Succinct data models have been widely used for imaging tasks such as recognition, denoising and superresolution. Their success depends crucially on the ability to learn models that accurately reflect the physical and statistical structure of the processes that generate the data. We describe two situations in which it is possible to do this, with provable performance guarantees. In the context of visual object recognition, we describe concise models which provably identify objects under arbitrary distant illumination. Our results show how to build a model that provably accepts any image that is sufficiently close to an image of the object of interest, and reject any that is not. We prove bounds that relate the complexity of the representation to the complexity of the object to be recognized, as measured by its defect from convexity. Our proofs and practical algorithms leverage t he the structure in the data—in particular, the existence of sparse and low-rank decompositions for the direct illumination operator.
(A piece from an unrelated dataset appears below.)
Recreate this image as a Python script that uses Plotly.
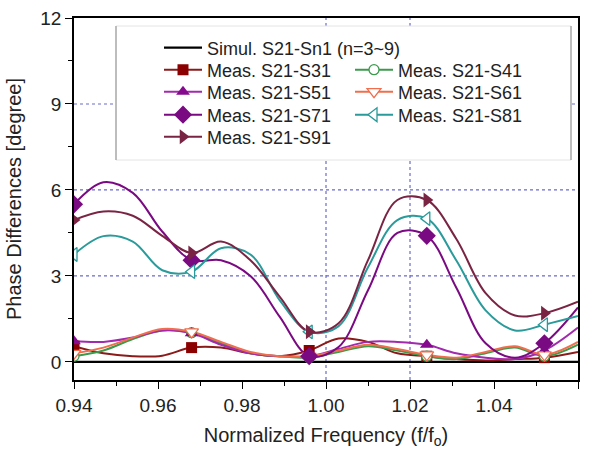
import plotly.graph_objects as go

# ---------------- data ----------------
freq = [0.940, 0.947, 0.954, 0.961, 0.968, 0.975, 0.982, 0.989, 0.996,
        1.003, 1.010, 1.017, 1.024, 1.031, 1.038, 1.045, 1.052, 1.060]
marker_idx = [0, 4, 8, 12, 16]

sim_x = [0.94, 1.06]
sim_y = [0.0, 0.0]

s31 = [0.55, 0.30, 0.20, 0.22, 0.50, 0.50, 0.30, 0.20, 0.40, 0.82, 0.70, 0.30,
       0.20, 0.10, 0.05, 0.10, 0.15, 0.35]
s41 = [0.20, 0.40, 0.80, 1.10, 1.02, 0.65, 0.30, 0.20, 0.15, 0.35, 0.55, 0.40,
       0.20, 0.10, 0.30, 0.50, 0.20, 0.60]
s51 = [0.72, 0.70, 0.85, 1.10, 1.00, 0.60, 0.30, 0.20, 0.20, 0.45, 0.70, 0.70,
       0.60, 0.30, 0.15, 0.10, 0.40, 1.20]
s61 = [0.30, 0.50, 0.85, 1.15, 1.05, 0.70, 0.35, 0.20, 0.20, 0.40, 0.60, 0.45,
       0.25, 0.15, 0.35, 0.55, 0.25, 0.70]
s71 = [5.50, 6.27, 5.90, 4.55, 3.55, 3.55, 3.00, 1.57, 0.20, 0.52, 2.50, 4.50,
       4.40, 2.60, 0.65, 0.15, 0.65, 1.90]
s81 = [3.75, 4.39, 4.20, 3.20, 3.15, 3.97, 3.75, 2.15, 1.05, 1.25, 3.30, 4.95,
       5.00, 3.55, 1.80, 1.10, 1.30, 1.60]
s91 = [4.95, 5.25, 5.10, 4.40, 3.80, 4.20, 3.55, 2.27, 1.05, 1.35, 3.55, 5.65,
       5.65, 4.30, 2.40, 1.62, 1.70, 2.10]

names = ["Meas. S21-S31", "Meas. S21-S41", "Meas. S21-S51", "Meas. S21-S61",
         "Meas. S21-S71", "Meas. S21-S81", "Meas. S21-S91"]
series = [s31, s41, s51, s61, s71, s81, s91]
sim_name = "Simul. S21-Sn1 (n=3~9)"
grid_x = [1.00, 1.02]
grid_y = [3, 6, 9]

# ---------------- styles ----------------
line_colors = ["#8b1a1a", "#3c9a4c", "#a22aae", "#f06e4e", "#7a0a82", "#2a9a9a", "#7a2444"]
mk_colors = ["#8b0000", "#3c9a4c", "#860a8e", "#f06e4e", "#7a0a82", "#2a9a9a", "#7a2444"]
symbols = ["square", "circle", "triangle-up", "triangle-down", "diamond",
           "triangle-left", "triangle-right"]
open_mk = [False, True, False, True, False, True, False]
mk_sizes = [11, 10, 12, 12, 14, 12, 13]

FONT = "Arial, 'Liberation Sans', sans-serif"
GRID = "#6a6acc"
fig = go.Figure()

# lines
fig.add_trace(go.Scatter(x=sim_x, y=sim_y, mode="lines",
                         line=dict(color="black", width=2.2),
                         showlegend=False, hoverinfo="skip"))
for ys, lc in zip(series, line_colors):
    fig.add_trace(go.Scatter(x=freq, y=ys, mode="lines",
                             line=dict(color=lc, width=2, shape="spline", smoothing=1.0),
                             showlegend=False, hoverinfo="skip"))

def mk_style(i, size=None):
    return dict(symbol=symbols[i], size=size or mk_sizes[i],
                color="white" if open_mk[i] else mk_colors[i],
                line=dict(color=mk_colors[i], width=1.3 if open_mk[i] else 0))

# markers
for i, ys in enumerate(series):
    fig.add_trace(go.Scatter(x=[freq[k] for k in marker_idx],
                             y=[ys[k] for k in marker_idx],
                             mode="markers", marker=mk_style(i), cliponaxis=True,
                             showlegend=False, hoverinfo="skip"))

# legend entries (one legend per entry, placed in a 2-column grid)
L, R, T, B = 74, 14, 18, 69
W, H = 592, 449
pw, ph = W - L - R, H - T - B
def px2x(px):
    return (px - L) / pw
def py2y(py):
    return (H - B - py) / ph

rows = [48, 70, 92, 115, 137]
cols = [159, 350]
slots = [(0, 0), (1, 0), (1, 1), (2, 0), (2, 1), (3, 0), (3, 1), (4, 0)]

legend_layouts = {}
fig.add_trace(go.Scatter(x=[None], y=[None], mode="lines", name=sim_name,
                         line=dict(color="black", width=2.2), legend="legend"))
for i in range(7):
    fig.add_trace(go.Scatter(x=[None], y=[None], mode="lines+markers", name=names[i],
                             line=dict(color=line_colors[i], width=2),
                             marker=mk_style(i),
                             legend="legend%d" % (i + 2)))
for j, (r, c) in enumerate(slots):
    key = "legend" if j == 0 else "legend%d" % (j + 1)
    legend_layouts[key] = dict(x=px2x(cols[c]), y=py2y(rows[r]), xanchor="left",
                               yanchor="middle", bgcolor="rgba(0,0,0,0)",
                               borderwidth=0, itemwidth=38,
                               font=dict(family=FONT, size=18, color="#222"))

fig.update_layout(**legend_layouts)

# dotted reference grid lines (below traces)
for gx in grid_x:
    fig.add_shape(type="line", xref="x", yref="paper", x0=gx, x1=gx, y0=0, y1=1,
                  line=dict(color=GRID, width=1.2, dash="dot"), layer="below")
for gy in grid_y:
    fig.add_shape(type="line", xref="paper", yref="y", x0=0, x1=1, y0=gy, y1=gy,
                  line=dict(color=GRID, width=1.2, dash="dot"), layer="below")

# legend frame
fig.add_shape(type="rect", xref="paper", yref="paper",
              x0=px2x(116), x1=px2x(571), y0=py2y(160), y1=py2y(26),
              fillcolor="white", line=dict(color="#e4e4e4", width=1), layer="above")
for xx in (116, 571):
    fig.add_shape(type="line", xref="paper", yref="paper",
                  x0=px2x(xx), x1=px2x(xx), y0=py2y(160), y1=py2y(26),
                  line=dict(color="#9a9a9a", width=1.2), layer="above")

axis_common = dict(showline=True, linecolor="black", linewidth=1.6, mirror=True,
                   ticks="outside", tickcolor="black", tickwidth=1.4, ticklen=7,
                   tickfont=dict(family=FONT, size=19, color="#222"),
                   zeroline=False, automargin=False, showgrid=False)

fig.update_layout(
    width=W, height=H,
    margin=dict(l=L, r=R, t=T, b=B),
    paper_bgcolor="white", plot_bgcolor="white",
    font=dict(family=FONT, color="#222"),
    xaxis=dict(range=[0.94, 1.06], dtick=0.02, tick0=0.94, tickformat=".2f",
               minor=dict(dtick=0.01, ticks="outside", ticklen=4, tickcolor="black",
                          tickwidth=1.2, showgrid=False),
               title=dict(text="Normalized Frequency (f/f<sub>o</sub>)",
                          font=dict(family=FONT, size=20, color="#222"), standoff=16),
               **axis_common),
    yaxis=dict(range=[-0.63, 12], tickvals=[0, 3, 6, 9, 12],
               minor=dict(dtick=1.5, tick0=0, ticks="outside", ticklen=4,
                          tickcolor="black", tickwidth=1.2, showgrid=False),
               title=dict(text="Phase Differences [degree]",
                          font=dict(family=FONT, size=20, color="#222"), standoff=13),
               **axis_common),
)

fig.write_html("out.html")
For other visual data problems such as denoising or superresolution, the ability to learn sparse models from data appears to be crucial to achieving good practical performance. For this problem, there is well-developed practice, but theoretical guarantees for the efficient algorithms are difficult to obtain, due to the bilinear nature of the problem. Here, again, we describe one situation in which mathematical guarantees are possible—namely, if the target dictionary is square and nonsingular, and the coefficients satisfy an appropriate random model. In this case, a simple heuristic based on convex programming guarantees to efficiently recover the target coefficients and dictionary.

This talk describes joint work with Yuqian Zhang (Columbia University), Cun Mu (Columbia University), Han-Wen Kuo (Columbia University), Dan Spielman (Yale University) and Huan Wang (Yahoo! Research).